- [Information provided]:
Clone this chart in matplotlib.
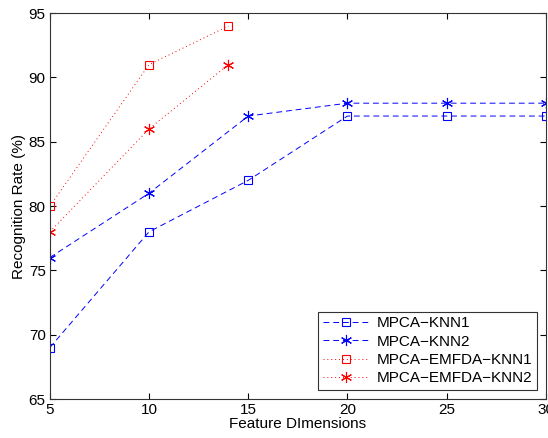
import matplotlib
matplotlib.use("Agg")
import matplotlib.pyplot as plt

plt.rcParams["font.family"] = ["Liberation Sans", "DejaVu Sans"]

# ── data ──────────────────────────────────────────────────────────────────────
dims = [5, 10, 15, 20, 25, 30]
knn1 = [69, 78, 82, 87, 87, 87]
knn2 = [76, 81, 87, 88, 88, 88]

dims_emfda = [5, 10, 14]
emfda_knn1 = [80, 91, 94]
emfda_knn2 = [78, 86, 91]

# ── plot ──────────────────────────────────────────────────────────────────────
fig = plt.figure(figsize=(5.48, 4.38), dpi=100)
ax = fig.add_axes([0.091, 0.089, 0.905, 0.881])

star = (6, 2, 0)  # MATLAB-style asterisk with a vertical spoke
ax.plot(dims, knn1, color="blue", linestyle=(0, (6, 4)), linewidth=0.7,
        marker="s", markersize=6, markerfacecolor="none", markeredgewidth=0.8,
        label="MPCA\u2212KNN1")
ax.plot(dims, knn2, color="blue", linestyle=(0, (6, 4)), linewidth=0.7,
        marker=star, markersize=8, markeredgewidth=0.8,
        label="MPCA\u2212KNN2")
ax.plot(dims_emfda, emfda_knn1, color="red", linestyle=(0, (1, 3)), linewidth=0.7,
        marker="s", markersize=6, markerfacecolor="none", markeredgewidth=0.8,
        label="MPCA\u2212EMFDA\u2212KNN1")
ax.plot(dims_emfda, emfda_knn2, color="red", linestyle=(0, (1, 3)), linewidth=0.7,
        marker=star, markersize=8, markeredgewidth=0.8,
        label="MPCA\u2212EMFDA\u2212KNN2")

ax.set_xlim(5, 30)
ax.set_ylim(65, 95)
ax.set_xticks([5, 10, 15, 20, 25, 30])
ax.set_yticks([65, 70, 75, 80, 85, 90, 95])
ax.tick_params(direction="in", top=True, right=True, labelsize=11, length=4, pad=3)
for s in ax.spines.values():
    s.set_linewidth(0.8)
    s.set_color("#333333")

ax.set_xlabel("Feature DImensions", fontsize=11, labelpad=0)
ax.set_ylabel("Recognition Rate (%)", fontsize=11, labelpad=2)

leg = ax.legend(loc="lower right", fontsize=11, fancybox=False, framealpha=1,
                edgecolor="#333333", handlelength=3, borderaxespad=0.6,
                labelspacing=0.28, handletextpad=0.5, borderpad=0.3)
leg.get_frame().set_linewidth(0.8)

fig.savefig("out.png", dpi=100)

- [The exercise]:
Restate the listing above word for word, and skip the pictures.

- [Solution below]:
Clone this chart in matplotlib.
import matplotlib
matplotlib.use("Agg")
import matplotlib.pyplot as plt

plt.rcParams["font.family"] = ["Liberation Sans", "DejaVu Sans"]

# ── data ──────────────────────────────────────────────────────────────────────
dims = [5, 10, 15, 20, 25, 30]
knn1 = [69, 78, 82, 87, 87, 87]
knn2 = [76, 81, 87, 88, 88, 88]

dims_emfda = [5, 10, 14]
emfda_knn1 = [80, 91, 94]
emfda_knn2 = [78, 86, 91]

# ── plot ──────────────────────────────────────────────────────────────────────
fig = plt.figure(figsize=(5.48, 4.38), dpi=100)
ax = fig.add_axes([0.091, 0.089, 0.905, 0.881])

star = (6, 2, 0)  # MATLAB-style asterisk with a vertical spoke
ax.plot(dims, knn1, color="blue", linestyle=(0, (6, 4)), linewidth=0.7,
        marker="s", markersize=6, markerfacecolor="none", markeredgewidth=0.8,
        label="MPCA\u2212KNN1")
ax.plot(dims, knn2, color="blue", linestyle=(0, (6, 4)), linewidth=0.7,
        marker=star, markersize=8, markeredgewidth=0.8,
        label="MPCA\u2212KNN2")
ax.plot(dims_emfda, emfda_knn1, color="red", linestyle=(0, (1, 3)), linewidth=0.7,
        marker="s", markersize=6, markerfacecolor="none", markeredgewidth=0.8,
        label="MPCA\u2212EMFDA\u2212KNN1")
ax.plot(dims_emfda, emfda_knn2, color="red", linestyle=(0, (1, 3)), linewidth=0.7,
        marker=star, markersize=8, markeredgewidth=0.8,
        label="MPCA\u2212EMFDA\u2212KNN2")

ax.set_xlim(5, 30)
ax.set_ylim(65, 95)
ax.set_xticks([5, 10, 15, 20, 25, 30])
ax.set_yticks([65, 70, 75, 80, 85, 90, 95])
ax.tick_params(direction="in", top=True, right=True, labelsize=11, length=4, pad=3)
for s in ax.spines.values():
    s.set_linewidth(0.8)
    s.set_color("#333333")

ax.set_xlabel("Feature DImensions", fontsize=11, labelpad=0)
ax.set_ylabel("Recognition Rate (%)", fontsize=11, labelpad=2)

leg = ax.legend(loc="lower right", fontsize=11, fancybox=False, framealpha=1,
                edgecolor="#333333", handlelength=3, borderaxespad=0.6,
                labelspacing=0.28, handletextpad=0.5, borderpad=0.3)
leg.get_frame().set_linewidth(0.8)

fig.savefig("out.png", dpi=100)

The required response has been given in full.